Challenges in interdisciplinary student teams
Coralie also talked about prejudice, communication and collaboration issues within interdisciplinary teams in different modules at the UT. For example, some communication problems arose in around half of the groups, these mainly centered around distinctions in disciplinary language or knowledge gaps between disciplines. Collaboration issues involved the task balance and some more general teamwork issues (setting standards, decisions etc.). As a means to address some of the highlighted issues,  some improvements were proposed.  A team contract was used for students to set expectations, and self-directed learning resources (mini courses, e.g resources on conflict management, project management etc.) were provided for self-study.

The team contract was used by many groups (91%) and had interesting results although not everyone referred to the team contracts after composing them. The self-directed learning resources were used by around a third of the students and 26% of which, were teamwork skills resources. The future question remains, whether there is a better way to educate teamwork skills.

The question was raised whether students are better in reflecting at their own discipline or the other discipline. It seemed that in this project, students from psychology are more able to reflect on their own discipline than engineers. 

CBL in the master
Dr. Thomas Groen (t.a.groen@utwente.nl) continued with the 2nd presentation and gave us insights in CBL from the MSc programme Spatial Engineering. It was impressive to see that the master has been completely built around challenges in wicked problems.

Three different knowledge areas need to be integrated to tackle these wicked problems. These areas are (1) Technical Engineering, (2) spatial planning & governance and (3) spatial information. Students in the programme have a BSc in one or more of these knowledge areas.  The profile of the spatial engineer (see image) was also very interesting.

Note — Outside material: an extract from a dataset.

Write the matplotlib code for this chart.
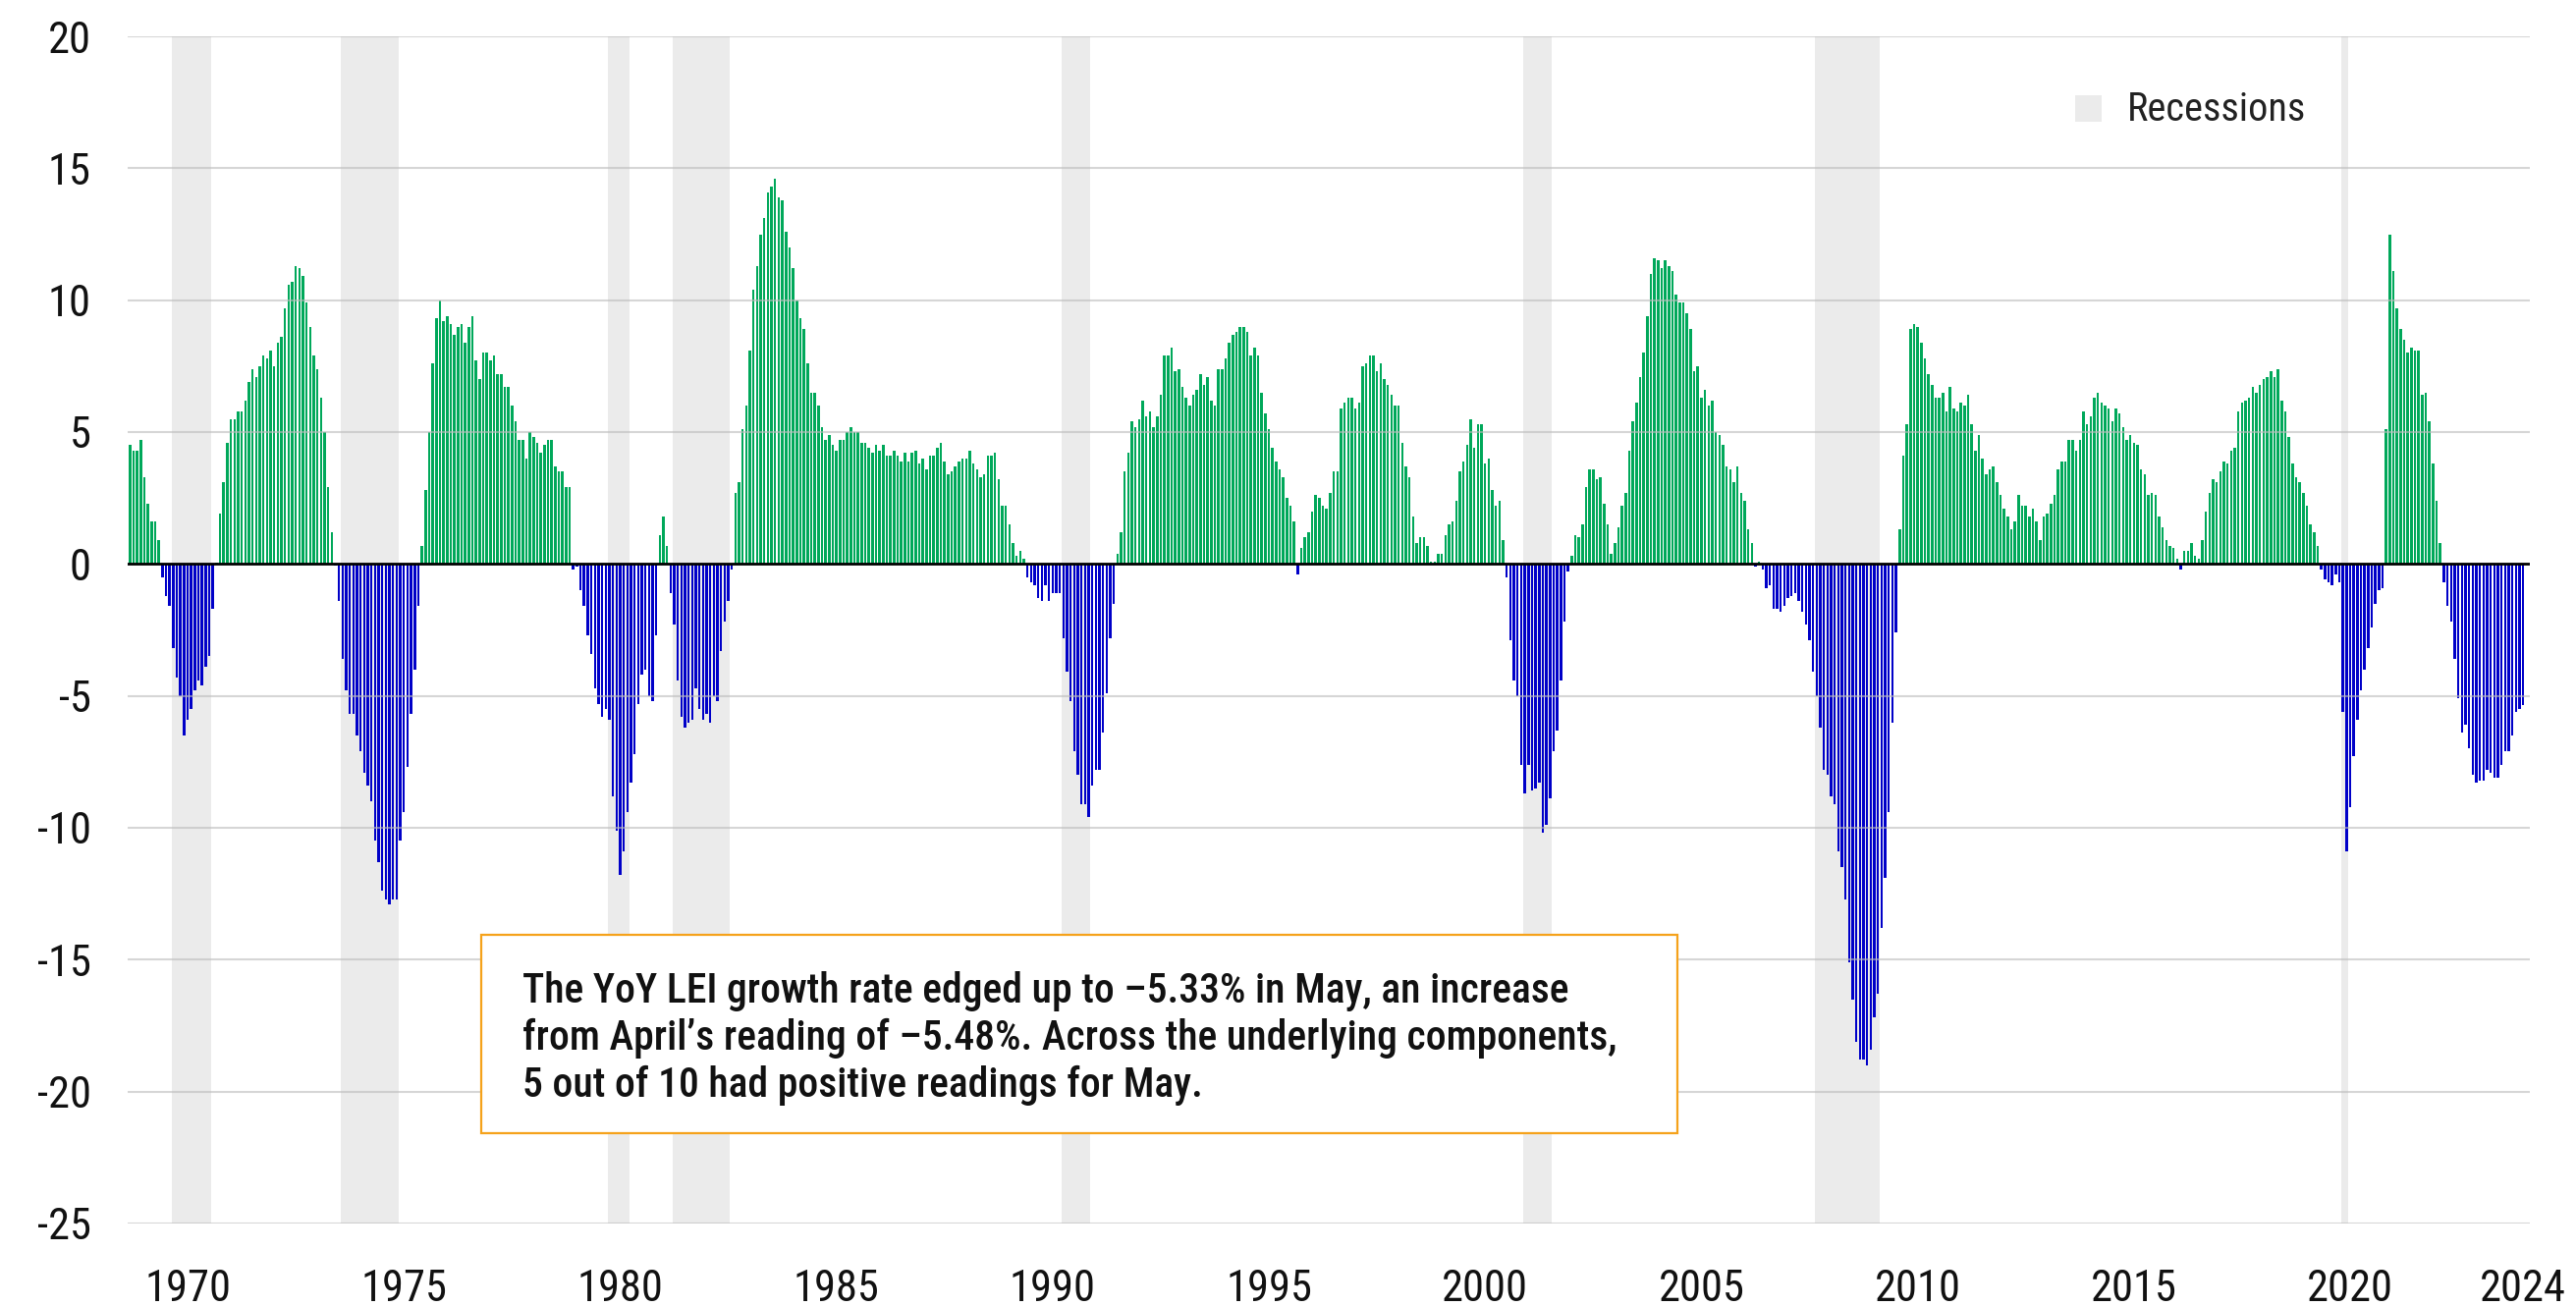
import numpy as np
import pandas as pd
import matplotlib
matplotlib.use('Agg')
import matplotlib.pyplot as plt
from matplotlib.patches import Rectangle

# YoY growth of the LEI (%), monthly, Jan 1969 .. May 2024
lei_1969_1979 = [
    4.5, 4.3, 4.3, 4.7, 3.3, 2.3, 1.6, 1.6, 0.9, -0.5, -1.2, -1.6,
    -3.2, -4.3, -5.0, -6.5, -5.9, -5.5, -4.8, -4.4, -4.6, -3.9, -3.5, -1.7,
    0.05, 1.9, 3.1, 4.6, 5.5, 5.5, 5.8, 5.8, 6.2, 6.9, 7.4, 7.1,
    7.5, 7.9, 7.8, 8.1, 7.5, 8.4, 8.6, 9.7, 10.6, 10.7, 11.3, 11.2,
    10.9, 9.9, 9.0, 7.9, 7.4, 6.3, 5.0, 2.9, 1.2, -0.05, -1.4, -3.6,
    -4.8, -5.7, -5.7, -6.5, -7.1, -7.9, -8.4, -9.0, -10.5, -11.3, -12.4, -12.7,
    -12.9, -12.7, -12.7, -10.5, -9.4, -7.7, -5.7, -4.0, -1.6, 0.7, 2.8, 5.0,
    7.6, 9.3, 10.0, 9.2, 9.4, 9.1, 8.7, 9.0, 9.1, 8.4, 9.0, 9.4,
    7.7, 7.0, 8.0, 8.0, 7.7, 7.9, 7.2, 7.2, 6.7, 6.7, 6.0, 5.4,
    4.7, 4.7, 4.0, 5.0, 4.8, 4.6, 4.2, 4.5, 4.7, 4.7, 3.7, 3.5,
    3.5, 2.9, 2.9, -0.2, -0.1, -1.0, -1.6, -2.7, -3.4, -4.7, -5.3, -5.8,
]
lei_1980s = [
    -5.5, -5.9, -8.8, -10.1, -11.8, -10.9, -9.4, -8.3, -7.2, -5.3, -4.2, -4.0,
    -5.0, -5.2, -2.7, 1.1, 1.8, 0.7, -1.1, -2.3, -4.4, -5.8, -6.2, -6.0,
    -5.9, -4.7, -5.5, -5.9, -5.7, -6.0, -5.0, -5.2, -3.3, -2.2, -1.4, -0.2,
    2.7, 3.1, 5.1, 6.0, 8.1, 10.4, 11.3, 12.5, 13.1, 14.1, 14.3, 14.6,
    13.9, 13.8, 12.6, 12.0, 11.2, 10.0, 9.3, 8.9, 7.6, 6.5, 6.5, 6.0,
    5.2, 4.7, 4.9, 4.5, 4.3, 4.7, 4.7, 5.0, 5.2, 5.0, 5.0, 4.6,
    4.6, 4.4, 4.2, 4.5, 4.3, 4.5, 4.1, 4.1, 4.3, 4.1, 3.9, 4.2,
    3.9, 4.2, 4.3, 3.8, 4.0, 3.6, 4.1, 4.1, 4.4, 4.6, 3.9, 3.4,
    3.5, 3.7, 3.9, 4.0, 4.0, 4.3, 3.8, 3.6, 3.3, 3.4, 4.1, 4.1,
    4.2, 3.2, 2.2, 2.2, 1.5, 0.8, 0.3, 0.5, 0.2, -0.5, -0.7, -0.8,
]
lei_1990s = [
    -1.3, -1.4, -0.8, -1.4, -1.1, -1.1, -1.1, -2.8, -4.1, -5.2, -7.1, -8.0,
    -9.1, -9.1, -9.6, -8.4, -7.8, -7.8, -6.4, -4.9, -2.8, -1.5, 0.4, 1.2,
    3.5, 4.2, 5.4, 5.2, 5.5, 6.2, 5.6, 5.8, 5.2, 5.6, 6.4, 7.9,
    7.9, 8.2, 7.3, 7.4, 6.7, 6.3, 6.0, 6.4, 6.6, 7.2, 6.8, 7.1,
    6.2, 6.0, 7.4, 7.4, 7.8, 8.4, 8.7, 8.8, 9.0, 9.0, 8.8, 7.9,
    8.2, 7.9, 6.5, 5.7, 5.1, 4.4, 3.9, 3.6, 3.3, 2.5, 2.2, 1.6,
    -0.4, 0.6, 1.0, 1.2, 2.0, 2.6, 2.5, 2.2, 2.1, 2.7, 3.5, 3.5,
    5.9, 6.1, 6.3, 6.3, 5.9, 6.1, 7.5, 7.6, 7.9, 7.9, 7.3, 7.6,
    7.0, 6.8, 6.4, 6.0, 6.0, 4.6, 3.7, 3.3, 1.8, 0.8, 1.0, 1.0,
    0.7, 0.1, 0.1, 0.4, 0.4, 1.1, 1.5, 1.6, 2.4, 3.5, 3.9, 4.5,
]
lei_2000s = [
    5.5, 4.4, 5.3, 5.3, 3.8, 4.0, 2.8, 2.2, 2.4, 0.9, -0.5, -2.9,
    -4.4, -5.0, -7.6, -8.7, -7.6, -8.6, -8.5, -8.3, -10.2, -9.9, -8.9, -7.1,
    -6.3, -4.4, -2.2, -0.3, 0.3, 1.1, 1.0, 1.5, 2.9, 3.6, 3.6, 3.2,
    3.3, 2.3, 1.5, 0.4, 0.8, 1.4, 2.2, 2.7, 4.3, 5.4, 6.1, 7.1,
    8.0, 9.4, 11.0, 11.6, 11.5, 11.2, 11.5, 11.3, 11.1, 10.2, 9.9, 9.9,
    9.5, 8.9, 7.3, 7.5, 6.3, 6.6, 6.0, 6.2, 5.0, 4.9, 4.5, 3.7,
    3.6, 3.1, 3.7, 2.7, 2.4, 1.3, 0.8, -0.1, 0.1, -0.2, -0.9, -0.8,
    -1.7, -1.7, -1.8, -1.6, -1.3, -1.2, -1.1, -1.4, -1.8, -2.3, -2.9, -4.1,
    -5.0, -6.2, -7.8, -8.0, -8.8, -9.1, -10.9, -11.5, -12.7, -15.1, -16.5, -18.1,
    -18.8, -18.8, -19.0, -18.4, -17.2, -16.3, -13.8, -11.9, -9.4, -6.0, -2.6, 1.3,
]
lei_2010s = [
    4.1, 5.3, 8.9, 9.1, 9.0, 8.4, 7.8, 7.2, 6.8, 6.3, 6.3, 6.5,
    5.8, 6.7, 5.9, 5.8, 6.1, 6.0, 6.4, 5.3, 4.3, 4.9, 4.0, 3.4,
    3.6, 3.7, 3.1, 2.6, 2.1, 1.8, 1.3, 1.6, 2.6, 2.2, 2.2, 1.8,
    2.1, 1.6, 0.9, 1.8, 1.9, 2.3, 2.6, 3.6, 3.9, 3.9, 4.7, 4.7,
    4.3, 4.7, 5.8, 5.3, 5.6, 6.3, 6.5, 6.1, 6.0, 5.9, 5.4, 5.9,
    5.7, 5.2, 4.7, 4.9, 4.6, 4.5, 3.6, 3.4, 2.6, 2.7, 2.6, 1.8,
    1.4, 0.9, 0.7, 0.6, 0.2, -0.2, 0.5, 0.5, 0.8, 0.3, 0.2, 0.9,
    2.0, 2.7, 3.2, 3.1, 3.5, 3.9, 3.8, 4.3, 4.4, 5.8, 6.1, 6.2,
    6.3, 6.7, 6.5, 6.8, 7.0, 7.1, 7.3, 7.1, 7.4, 6.2, 5.8, 4.8,
    3.8, 3.3, 3.1, 2.7, 2.2, 1.5, 1.2, 0.7, -0.2, -0.6, -0.7, -0.8,
]
lei_2020s = [
    -0.4, -0.7, -5.6, -10.9, -9.2, -7.3, -5.9, -4.8, -4.0, -3.2, -2.4, -1.5,
    -1.0, -0.9, 5.1, 12.5, 11.1, 9.7, 8.9, 8.5, 8.0, 8.2, 8.1, 8.1,
    6.4, 6.5, 5.4, 3.8, 2.4, 0.8, -0.7, -1.6, -2.2, -3.6, -5.1, -6.4,
    -6.1, -7.0, -8.0, -8.3, -8.2, -8.2, -7.8, -7.9, -8.1, -8.1, -7.6, -7.1,
    -7.1, -6.5, -5.6, -5.48, -5.33,
]

# NBER recessions (peak month, trough month)
rec_start = ['1969-12', '1973-11', '1980-01', '1981-07', '1990-07', '2001-03', '2007-12', '2020-02']
rec_end = ['1970-11', '1975-03', '1980-07', '1982-11', '1991-03', '2001-11', '2009-06', '2020-04']

tick_years = [1970, 1975, 1980, 1985, 1990, 1995, 2000, 2005, 2010, 2015, 2020, 2024]
y_ticks = [20, 15, 10, 5, 0, -5, -10, -15, -20, -25]

note = ['The YoY LEI growth rate edged up to \u20135.33% in May, an increase',
        'from April\u2019s reading of \u20135.48%. Across the underlying components,',
        '5 out of 10 had positive readings for May.']

GREEN, BLUE, SHADE = '#00a85a', '#0000c8', '#ebebeb'
plt.rcParams['font.family'] = ['Roboto Condensed', 'Liberation Sans', 'DejaVu Sans']

values = np.array(lei_1969_1979 + lei_1980s + lei_1990s + lei_2000s + lei_2010s + lei_2020s)
months = pd.period_range('1969-01', periods=len(values), freq='M')
x = np.arange(len(values))
t0 = months[0]

def midx(s):
    return (pd.Period(s, freq='M') - t0).n

fig = plt.figure(figsize=(26.23, 13.30), dpi=100)
ax = fig.add_axes([0.04975, 0.06316, 0.93252, 0.90902])

for s, e in zip(rec_start, rec_end):
    ax.axvspan(midx(s) + 0.5, midx(e) + 0.5, color=SHADE, lw=0, zorder=0)

colors = np.where(values >= 0, GREEN, BLUE)
ax.bar(x, values, width=0.68, color=colors, lw=0, zorder=2)

for v in y_ticks:
    if v != 0:
        ax.axhline(v, color='#bbbbbb', alpha=0.6, lw=1.5, zorder=3)
ax.axhline(0, color='black', lw=2.0, zorder=4)

ax.set_ylim(-25, 20)
ax.set_xlim(-0.5, 666)
ax.set_yticks(y_ticks)
ax.set_yticklabels([str(v) for v in y_ticks])
ax.set_xticks([midx(f'{y}-05') for y in tick_years])
ax.set_xticklabels([str(y) for y in tick_years])
ax.tick_params(length=0, labelsize=32, colors='#111111')
ax.tick_params(axis='y', pad=27)
ax.tick_params(axis='x', pad=33)
for sp in ax.spines.values():
    sp.set_visible(False)

# legend
fig.patches.append(Rectangle((2113 / 2623, 1 - 124 / 1330), 27 / 2623, 27 / 1330,
                             transform=fig.transFigure, color=SHADE, lw=0))
fig.text(2166 / 2623, 1 - 123 / 1330, 'Recessions', fontsize=29, color='#222222',
         va='baseline', ha='left')

# note box
fig.patches.append(Rectangle((490 / 2623, 1 - 1154 / 1330), 1218 / 2623, 202 / 1330,
                             transform=fig.transFigure, facecolor='white',
                             edgecolor='#f5a21b', lw=1.6, zorder=5))
for i, line in enumerate(note):
    fig.text(532 / 2623, 1 - (1021 + 48 * i) / 1330, line, fontsize=30,
             fontweight='medium', color='#111111', va='baseline', ha='left', zorder=6)

fig.savefig('out.png', dpi=100)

The master is built upon challenges in the first three quartiles. It is interesting to see that the challenges grow in complexity and size. The complexity increases for example on the number of stakeholders and ‘fuzziness’ of the challenge.  

One of the lessons learned is that a challenge is a vehicle for learning and that group work on a challenge is a great way to “train” skills. Discussions after the presentations went into how students are really independent (conscious about choices) in this programme and that they also define a focus of learning in their personal development plan.

Discussion
After the two presentations the participants interacted with each other on a Miro Board in break out groups. They discussed their own experiences and gave tips and advice to the presenters. Some interesting questions were addressed like:

  • How to scale the assessment procedure, is it doable to have oral exams (and reports)
  • How to assure interdisciplinarity in a degree programme?

The development in complexity from Thomas was seen as a useful addition and could be used in other educational programmes as well. We had a successful 2nd webinar and are really looking forward to the next one.

More information
Want to know more? You can find the full video of both presentations here.  Join us for the next session on the on the 14th of April, when it’s TU Eindhoven’s turn to show how they incorporate CBE.

About the webinar series
4TU.CEE started a new webinar series on challenge-based-education at the 4TUs. Many good inspiring initiatives already exist in curricula. We wish to engage in an open debate about the best ways to implement challenge-based learning at the 4TUs.

The series respectively focuses on:

  • How to get a challenge for challenge-based learning? – TU Delft
  • How to realise interdisciplinarity in challenge-based education? – University of Twente
  • How to realise challenge-based education in innovation spaces? – TU Eindhoven
  • How to prepare students with professional skills for challenge-based education? – WUR
  • How is challenge-based education realised in other European countries?